Burns Night Supper . . .

All ready at Allendale Village hall for an evening of Burns memories

A couple of months in the preparation, last night, Saturday the 26th, was the night for the Allendale Lions Club special Burns Night Supper, which is usually an annual fund-raising affair.

Burns Suppers come in a vast variety of shapes and sizes, but to be de rigeur, you really should have a piper, the Selkirk Grace, and the speeches: The Address to the Haggis; The Immortal Memory; The Toast to the Lassies; The Response of the Lassies; before the evening develops into an inebriated free-for-all that might rival Tam O’Shanter’s escapade on his night out. In addition, of course, to the haggises themselves (those strange pot-bellied creatures with one sided short legs, one sided long, the better to creep around the wee bit hills and glens, of course), the neeps and tatties, and if you’re lucky, cockaleekie soup for starters and cranachan cheese cake for afters. Yum! We need not talk about the whisky, of which too many tots are inevitably consumed, of course.

I remember Burns Night suppers in Allendale with everyone blissfully standing on their chairs to link arms for Auld Lang Syne, or the immortal Billy Thompson reciting Tam O’Shanter faithfully from memory, holding the assemblage spell-bound. Or the late great Tony Brennan blaming the water for the idiosyncracies exhibited by Allendale residents. Other years there’s been excitable ceilidhs, or more prosaically a piper emanating ghostlike from the sound system (not the same at all as the real thing). Of course, it’s all in a grand two hundred year old tradition, and the event shows no signs of abating.

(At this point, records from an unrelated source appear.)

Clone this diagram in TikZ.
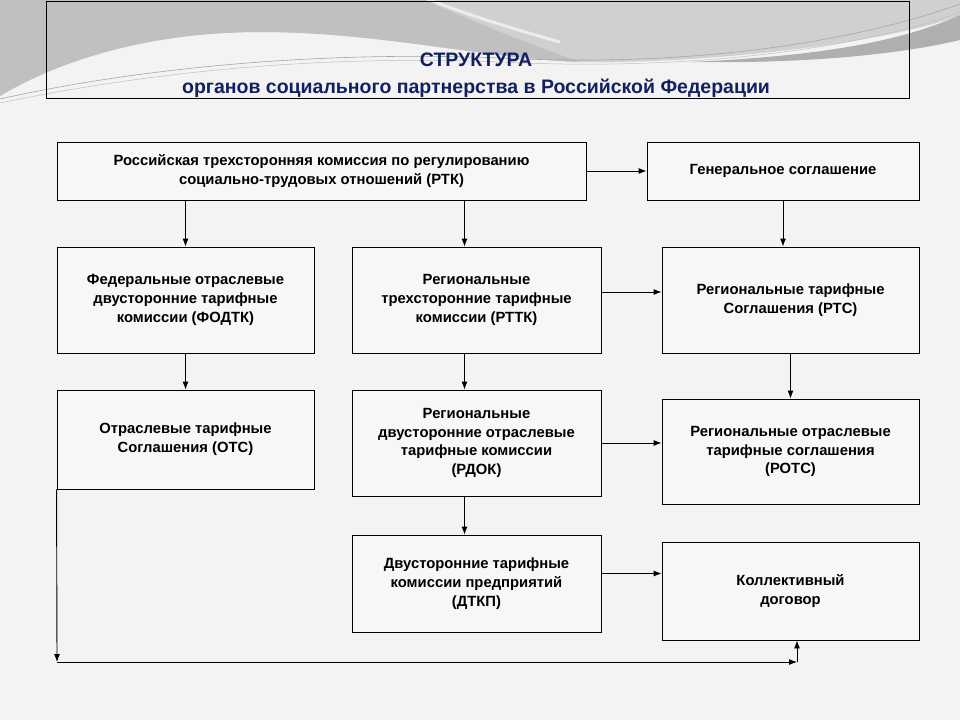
\documentclass[tikz,border=0pt]{standalone}
\usepackage{fontspec}
\setmainfont{Liberation Sans}
\usetikzlibrary{arrows.meta}
\definecolor{bgpage}{RGB}{243,243,243}
\definecolor{boxfill}{RGB}{247,247,247}
\definecolor{wavemid}{RGB}{208,208,208}
\definecolor{wavedark}{RGB}{192,192,192}
\definecolor{waveband}{RGB}{175,175,175}
\definecolor{titleblue}{RGB}{16,32,96}
\tikzset{
  orgbox/.style={draw=black, line width=0.9pt, fill=boxfill, align=center,
    inner sep=2pt, font=\fontsize{14.8}{18.8}\selectfont\bfseries},
  link/.style={->, line width=0.9pt},
}
\begin{document}
\begin{tikzpicture}[x=1pt, y=-1pt, >={Latex[length=8pt,width=6pt]}]
\useasboundingbox (0,0) rectangle (960,720);
% background and grey wave
\fill[bgpage] (0,0) rectangle (960,720);
\fill[wavemid] (0,0) -- (960,0) -- (960,15) .. controls (900,40) and (720,64) .. (580,62)
  .. controls (480,58) and (380,32) .. (260,32) .. controls (150,32) and (60,60) .. (0,96) -- cycle;
\fill[wavedark] (0,0) -- (425,0) .. controls (470,20) and (530,45) .. (580,62)
  .. controls (480,58) and (380,32) .. (260,32) .. controls (150,32) and (60,60) .. (0,96) -- cycle;
\draw[white, line width=3pt, opacity=.6] (425,-2) .. controls (465,14) and (510,28) .. (560,42);
\fill[waveband] (960,15) .. controls (900,42) and (820,56) .. (690,62)
  .. controls (820,64) and (910,52) .. (960,40) -- cycle;
\draw[gray!70, line width=.6pt] (0,99) .. controls (120,72) and (300,50) .. (500,58)
  .. controls (700,68) and (860,40) .. (960,4);
\draw[gray!50, line width=.5pt] (0,103) .. controls (130,76) and (300,54) .. (500,62)
  .. controls (700,72) and (870,46) .. (960,12);
% title
\node[draw=black, line width=0.9pt, minimum width=863, minimum height=97, inner sep=0pt]
  (frame) at (477.5,49.5) {};
\node[font=\fontsize{19.5}{27}\selectfont\bfseries, text=titleblue, align=center]
  (title) at (476,75) {СТРУКТУРА\\органов социального партнерства в Российской Федерации};
% boxes
\node[orgbox, minimum width=529, minimum height=58] (rtk) at (321.5,171)
  {Российская трехсторонняя комиссия по регулированию\\социально-трудовых отношений (РТК)};
\node[orgbox, minimum width=272, minimum height=58] (gen) at (783,171)
  {Генеральное соглашение};
\node[orgbox, minimum width=257, minimum height=106] (fodtk) at (185.5,300)
  {Федеральные отраслевые\\двусторонние тарифные\\комиссии (ФОДТК)};
\node[orgbox, minimum width=249, minimum height=106] (rttk) at (476.5,300)
  {Региональные\\трехсторонние тарифные\\комиссии (РТТК)};
\node[orgbox, minimum width=257, minimum height=106] (rts) at (790.5,300)
  {Региональные тарифные\\Соглашения (РТС)};
\node[orgbox, minimum width=257, minimum height=99] (ots) at (185.5,439.5)
  {Отраслевые тарифные\\Соглашения (ОТС)};
\node[orgbox, minimum width=249, minimum height=106] (rdok) at (476.5,443)
  {Региональные\\двусторонние отраслевые\\тарифные комиссии\\(РДОК)};
\node[orgbox, minimum width=257, minimum height=105] (rots) at (790.5,451.5)
  {Региональные отраслевые\\тарифные соглашения\\(РОТС)};
\node[orgbox, minimum width=249, minimum height=97] (dtkp) at (476.5,583.5)
  {Двусторонние тарифные\\комиссии предприятий\\(ДТКП)};
\node[orgbox, minimum width=257, minimum height=98] (kd) at (790.5,591)
  {Коллективный\\договор};
% connectors
\draw[link] (rtk.east) -- (gen.west);
\draw[link] (fodtk.north |- rtk.south) -- (fodtk.north);
\draw[link] ([xshift=-12pt]rttk.north |- rtk.south) -- ([xshift=-12pt]rttk.north);
\draw[link] (gen.south) -- (gen.south |- rts.north);
\draw[link] ([yshift=8pt]rttk.east) -- ([yshift=8pt]rttk.east -| rts.west);
\draw[link] (fodtk.south) -- (ots.north);
\draw[link] ([xshift=-12pt]rttk.south) -- ([xshift=-12pt]rdok.north);
\draw[link] (rts.south) -- (rts.south |- rots.north);
\draw[link] (rdok.east) -- (rdok.east -| rots.west);
\draw[link] ([xshift=-12pt]rdok.south) -- ([xshift=-12pt]dtkp.north);
\draw[link] ([yshift=10pt]dtkp.east) -- ([yshift=10pt]dtkp.east -| kd.west);
\coordinate (bl) at (57,662);
\coordinate (br) at (797,662);
\draw[link] (ots.south west) -- (bl);
\draw[link] (bl) -- (br);
\draw[link] (br) -- (br |- kd.south);
\end{tikzpicture}
\end{document}
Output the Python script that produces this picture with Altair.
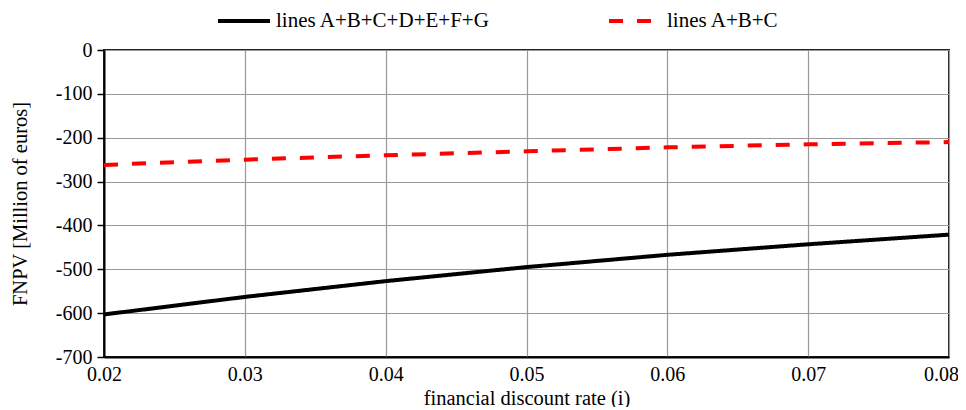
import altair as alt
import pandas as pd

rates = [0.02, 0.03, 0.04, 0.05, 0.06, 0.07, 0.08]
fnpv_all = [-603, -563, -527, -495, -467, -443, -421]
fnpv_abc = [-262, -250, -240, -231, -222, -215, -210]
series_names = ["lines A+B+C+D+E+F+G", "lines A+B+C"]
series_colors = ["#000000", "#ff0000"]
y_ticks = [0, -100, -200, -300, -400, -500, -600, -700]

rows = []
for r, v in zip(rates, fnpv_all):
    rows.append({"rate": r, "fnpv": v, "series": series_names[0]})
for r, v in zip(rates, fnpv_abc):
    rows.append({"rate": r, "fnpv": v, "series": series_names[1]})
df = pd.DataFrame(rows)

FONT = "Liberation Serif"

chart = alt.Chart(df).mark_line(strokeWidth=4, strokeCap="butt").encode(
    x=alt.X("rate:Q",
            scale=alt.Scale(domain=[0.02, 0.08], nice=False, zero=False),
            axis=alt.Axis(title="financial discount rate (i)", values=rates,
                          format=".2f", tickSize=0, labelPadding=7,
                          labelFlush=False, labelOverlap=False,
                          labelOffset={"condition": {"test": "datum.value > 0.079", "value": -8},
                                       "value": 0},
                          titlePadding=4)),
    y=alt.Y("fnpv:Q",
            scale=alt.Scale(domain=[-700, 0], nice=False),
            axis=alt.Axis(title="FNPV [Million of euros]", values=y_ticks,
                          labelExpr="datum.value < 0 ? '-' + abs(datum.value) : '' + datum.value",
                          labelOverlap=False, labelFlush=False,
                          tickSize=7, labelPadding=5, titlePadding=25)),
    color=alt.Color("series:N",
                    scale=alt.Scale(domain=series_names, range=series_colors),
                    legend=alt.Legend(title=None, orient="none", direction="horizontal",
                                      legendX=112, legendY=-57,
                                      symbolType="stroke", symbolSize=2700,
                                      symbolStrokeWidth=4, columnPadding=111,
                                      labelFontSize=21, labelFont=FONT,
                                      labelColor="#000", labelLimit=400, labelOffset=4)),
    strokeDash=alt.StrokeDash("series:N",
                              scale=alt.Scale(domain=series_names, range=[[1, 0], [14, 14]]),
                              legend=None),
).properties(
    width=845, height=307,
    padding={"left": 96, "top": 42, "right": 9, "bottom": 50},
    autosize=alt.AutoSizeParams(type="none"),
).configure_axis(
    labelFont=FONT, titleFont=FONT, labelFontSize=20, titleFontSize=20.5,
    labelColor="#000", titleColor="#000", titleFontWeight="normal",
    gridColor="#999999", gridWidth=1.2, domainColor="#000", domainWidth=2,
    tickColor="#000", tickWidth=1.5,
).configure_view(stroke="#222", strokeWidth=2)

chart.save("out.html", embed_options={"renderer": "svg", "actions": False})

But the one last night was special for me, since I was the cause of a hiatus last year, and so as punishment I was delegated to deliver the Immortal Memory for the second time in my life. Now two years ago, I’d taken a reckless risk to deliver the first trans-gender inclusive, non-binary ‘Toast to the Lassies’ ever heard in Allendale, but the good folks took it all in with the normal tolerance we’ve grown to expect here, so I hoped that the 70 odd guests expected (thanks to the efforts of Sylvia Milburn, probably the best event recruiter/ticket seller in the village) at the New Hall last night might be ready for a lateral-minded ‘Memory’. The hall was certainly ready for them.

72 place settings filled the New Hall to capacity

I knew I had to wait, gulping water and being cheerfully sober, while everyone else was enjoying their whisky toasts — Liz Sandison delivering a fine and diverting Address to the Haggis after Chris Bacon marched up and down with stirring, skirling pipes, and Anna Harrison capably presented the ‘chieftain of the pudding race’.

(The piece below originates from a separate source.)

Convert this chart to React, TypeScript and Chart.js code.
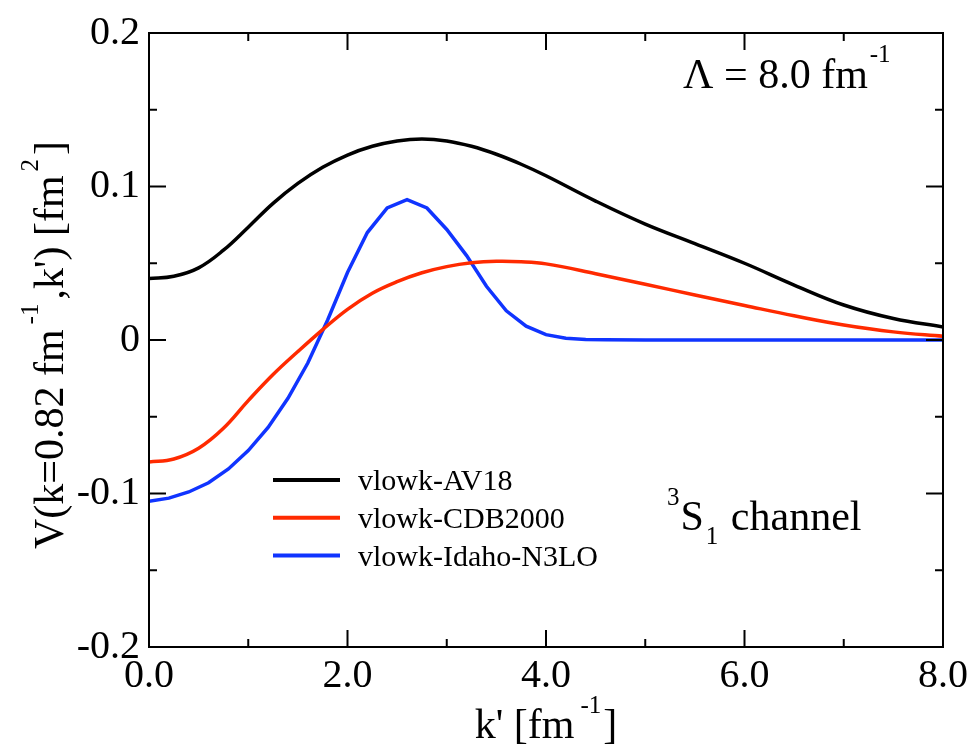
import React, { useEffect, useRef } from 'react';
import { Chart, registerables } from 'chart.js';
Chart.register(...registerables);

const SERIF = '"Liberation Serif", "Times New Roman", serif';

// k' values [fm^-1] and V values [fm^2]
const kAV18 = [0, 0.25, 0.5, 0.75, 1.0, 1.25, 1.5, 1.75, 2.0, 2.25, 2.5, 2.75, 3.0, 3.25, 3.5, 3.75, 4.0, 4.5, 5.0, 5.5, 6.0, 6.5, 7.0, 7.5, 8.0];
const vAV18 = [0.0400, 0.0415, 0.0470, 0.0585, 0.0735, 0.0890, 0.1020, 0.1125, 0.1205, 0.1262, 0.1297, 0.1310, 0.1297, 0.1262, 0.1210, 0.1145, 0.1070, 0.0905, 0.0755, 0.0628, 0.0500, 0.0358, 0.0228, 0.0140, 0.0085];

const kCDB = [0, 0.25, 0.5, 0.75, 1.0, 1.25, 1.5, 1.75, 2.0, 2.25, 2.5, 2.75, 3.0, 3.25, 3.5, 3.75, 4.0, 4.5, 5.0, 5.5, 6.0, 6.5, 7.0, 7.5, 8.0];
const vCDB = [-0.0795, -0.0775, -0.0705, -0.0575, -0.0395, -0.0225, -0.0075, 0.0068, 0.0200, 0.0305, 0.0380, 0.0438, 0.0478, 0.0503, 0.0513, 0.0510, 0.0496, 0.0432, 0.0363, 0.0293, 0.0225, 0.0158, 0.0098, 0.0053, 0.0025];

const kN3LO = [0, 0.2, 0.4, 0.6, 0.8, 1.0, 1.2, 1.4, 1.6, 1.8, 2.0, 2.2, 2.4, 2.6, 2.8, 3.0, 3.2, 3.4, 3.6, 3.8, 4.0, 4.2, 4.4, 4.6, 5.0, 6.0, 7.0, 8.0];
const vN3LO = [-0.105, -0.103, -0.099, -0.093, -0.084, -0.072, -0.057, -0.038, -0.015, 0.013, 0.044, 0.070, 0.086, 0.0915, 0.086, 0.072, 0.055, 0.035, 0.019, 0.009, 0.0035, 0.0012, 0.0004, 0.0001, 0, 0, 0, 0];

const seriesLabels = ['vlowk-AV18', 'vlowk-CDB2000', 'vlowk-Idaho-N3LO'];
const seriesColors = ['#000000', '#ff2a00', '#1034ff'];

const xMajorTicks = [0, 2, 4, 6, 8];
const xMinorTicks = [1, 3, 5, 7];
const yMajorTicks = [-0.2, -0.1, 0, 0.1, 0.2];
const yMinorTicks = [-0.15, -0.05, 0.05, 0.15];

type Seg = { t: string; size: number; dy?: number; gap?: number };

function richWidth(ctx: CanvasRenderingContext2D, segs: Seg[]) {
  let w = 0;
  for (const s of segs) {
    ctx.font = `${s.size}px ${SERIF}`;
    w += (s.gap || 0) + ctx.measureText(s.t).width;
  }
  return w;
}

function drawRich(ctx: CanvasRenderingContext2D, segs: Seg[], x: number, y: number) {
  let cx = x;
  ctx.textBaseline = 'alphabetic';
  ctx.textAlign = 'left';
  for (const s of segs) {
    ctx.font = `${s.size}px ${SERIF}`;
    cx += s.gap || 0;
    ctx.fillText(s.t, cx, y + (s.dy || 0));
    cx += ctx.measureText(s.t).width;
  }
}

const decorPlugin = {
  id: 'decor',
  afterDraw(chart: any) {
    const ctx: CanvasRenderingContext2D = chart.ctx;
    const xs = chart.scales.x;
    const ys = chart.scales.y;
    const { left, right, top, bottom } = chart.chartArea;
    ctx.save();
    ctx.strokeStyle = '#000';
    ctx.fillStyle = '#000';
    ctx.lineWidth = 2;
    const seg = (x1: number, y1: number, x2: number, y2: number) => {
      ctx.beginPath();
      ctx.moveTo(x1, y1);
      ctx.lineTo(x2, y2);
      ctx.stroke();
    };
    // inward ticks, mirrored on all sides
    for (const v of xMajorTicks) {
      const px = xs.getPixelForValue(v);
      seg(px, bottom, px, bottom - 17);
      seg(px, top, px, top + 17);
    }
    for (const v of xMinorTicks) {
      const px = xs.getPixelForValue(v);
      seg(px, bottom, px, bottom - 8);
      seg(px, top, px, top + 8);
    }
    for (const v of yMajorTicks) {
      const py = ys.getPixelForValue(v);
      seg(left, py, left + 17, py);
      seg(right, py, right - 17, py);
    }
    for (const v of yMinorTicks) {
      const py = ys.getPixelForValue(v);
      seg(left, py, left + 8, py);
      seg(right, py, right - 8, py);
    }
    ctx.strokeRect(left, top, right - left, bottom - top);

    // legend
    const legendY = [480, 517.7, 555.5];
    chart.data.datasets.forEach((ds: any, i: number) => {
      ctx.strokeStyle = ds.borderColor;
      ctx.lineWidth = 4;
      seg(273, legendY[i], 340, legendY[i]);
      ctx.font = `30px ${SERIF}`;
      ctx.textAlign = 'left';
      ctx.textBaseline = 'alphabetic';
      ctx.fillText(ds.label, 358, legendY[i] + 10);
    });

    // annotations
    drawRich(ctx, [
      { t: 'Λ = 8.0 fm', size: 42 },
      { t: '-1', size: 25, dy: -26, gap: 2 },
    ], 683, 88);
    drawRich(ctx, [
      { t: '3', size: 25, dy: -25 },
      { t: 'S', size: 42, gap: 1 },
      { t: '1', size: 25, dy: 14, gap: 2 },
      { t: ' channel', size: 42, gap: 2 },
    ], 667, 530);

    // x title
    const xTitle: Seg[] = [
      { t: "k' [fm", size: 42 },
      { t: '-1', size: 25, dy: -25, gap: 6 },
      { t: ']', size: 42, gap: 2 },
    ];
    const xw = richWidth(ctx, xTitle);
    drawRich(ctx, xTitle, (left + right) / 2 - xw / 2, 738);

    // y title (rotated)
    const yTitle: Seg[] = [
      { t: 'V(k=0.82 fm', size: 42 },
      { t: '-1', size: 25, dy: -25, gap: 5 },
      { t: ",k') [fm", size: 42, gap: 4 },
      { t: '2', size: 25, dy: -25, gap: 4 },
      { t: ']', size: 42, gap: 4 },
    ];
    const yw = richWidth(ctx, yTitle);
    ctx.translate(63, 345);
    ctx.rotate(-Math.PI / 2);
    drawRich(ctx, yTitle, -yw / 2, 0);
    ctx.restore();
  },
};

export default function App() {
  const ref = useRef<HTMLCanvasElement>(null);
  useEffect(() => {
    const canvas = ref.current!;
    const mk = (ks: number[], vs: number[]) => ks.map((k, i) => ({ x: k, y: vs[i] }));
    const chart = new Chart(canvas, {
      type: 'line',
      data: {
        datasets: [
          { label: seriesLabels[0], data: mk(kAV18, vAV18), borderColor: seriesColors[0], borderWidth: 3.5, pointRadius: 0, tension: 0.4, fill: false },
          { label: seriesLabels[1], data: mk(kCDB, vCDB), borderColor: seriesColors[1], borderWidth: 3.5, pointRadius: 0, tension: 0.4, fill: false },
          { label: seriesLabels[2], data: mk(kN3LO, vN3LO), borderColor: seriesColors[2], borderWidth: 3.5, pointRadius: 0, tension: 0, fill: false },
        ],
      },
      options: {
        responsive: false,
        devicePixelRatio: 1,
        animation: false,
        layout: { padding: { left: 0, top: 27, right: 30, bottom: 0 } },
        plugins: { legend: { display: false }, tooltip: { enabled: false } },
        scales: {
          x: {
            type: 'linear',
            min: 0,
            max: 8,
            grid: { display: false, drawTicks: false },
            border: { display: false },
            ticks: {
              stepSize: 2,
              autoSkip: false,
              maxRotation: 0,
              padding: 5,
              color: '#000',
              font: { family: SERIF, size: 40 },
              callback: (v: any) => Number(v).toFixed(1),
            },
            afterFit: (s: any) => { s.height = 97; },
          },
          y: {
            type: 'linear',
            min: -0.2,
            max: 0.2,
            grid: { display: false, drawTicks: false },
            border: { display: false },
            ticks: {
              stepSize: 0.1,
              autoSkip: false,
              padding: 9,
              color: '#000',
              font: { family: SERIF, size: 40 },
              callback: (v: any) => {
                const r = Math.round(Number(v) * 10) / 10;
                return r === 0 ? '0' : r.toFixed(1);
              },
            },
            afterFit: (s: any) => { s.width = 149; },
          },
        },
      },
      plugins: [decorPlugin],
    } as any);
    return () => chart.destroy();
  }, []);
  return (
    <div style={{ position: 'fixed', left: 0, top: 0, width: 973, height: 744, background: '#fff' }}>
      <canvas ref={ref} width={973} height={744} style={{ display: 'block', width: 973, height: 744 }} />
    </div>
  );
}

But then, finally for me, with my heart in my throat, I did have fun delivering the little address, because I got to chat about the emergence of heritage, of culture, from the most unlikely places, as championed by the most unlikely people. More than two centuries ago Robert Burns was His Majesty’s Excise man, but he still collected his countrymen’s Scottish dialect, building his immortal poetry from the language of dispossessed folks who lost their crofts and small-holding tenancies during the Highland and Islands Clearances. By comparison, in our lifetime, Billy Connolly assimilated the Glasgow sweary culture from his upbringing in the slums next to the River Clyde and the ship-building industry, and his comedy immortalises that vibrant heritage too, emerging just as the slums were cleared, and the ship-building died. I finished somewhat obscurely with the Vulcan blessing ‘Live long and prosper’, something Robbie Burns forgot to do but Billy Conolly accomplished so well. Everyone was a bit stunned, but very gracious in chats afterwards, though several opined that they’d never quite heard an Immortal Memory like that before. Mission accomplished then. A small sip of whisky slipped easily down.

John Hill and Catherine Stirling Hill raised the intellectual bar, thereafter, with apt readings of some of Robbie Burns’ poems in their toast to, and response of, the lassies, and the evening with all its trimmings proved to be a sumptuous affair of wonderful food (oh, the food! The cockaleekie soup was such a surprise, with ultra-tasty broth, copious chicken chunks, succulent prunes, and of course, it was only the very best haggis from MacSween, with dollops of freshly mashed neeps and tatties and lashings of super-smooth gravy, followed by the most unctuous Cranachan cheesecake, all carefully prepared by Carrie Winger), presented with delightful service by the Harrison and Baynes families, and able assistance in the kitchen from Bruce Martin, lashings of whisky and beer and wine provided by Steven Blair of the Allendale Inn as cheerfully tended by Amy Summer, hearty song led by a nearly worn-out Carrie, and special pieces from the floor, with thought-provoking stimulation all around. And Nigel, at the end an ever-so-slightly wasted compère, gave me a big kiss, so it must have been quite a night!

Perhaps, in like vein somehow, in this little diary effort over the coming months, we together, contributors and readers alike, can also realise something of the vibrant cultural life that binds us together here in Allendale in a shared perspective. No point in aiming low, after all!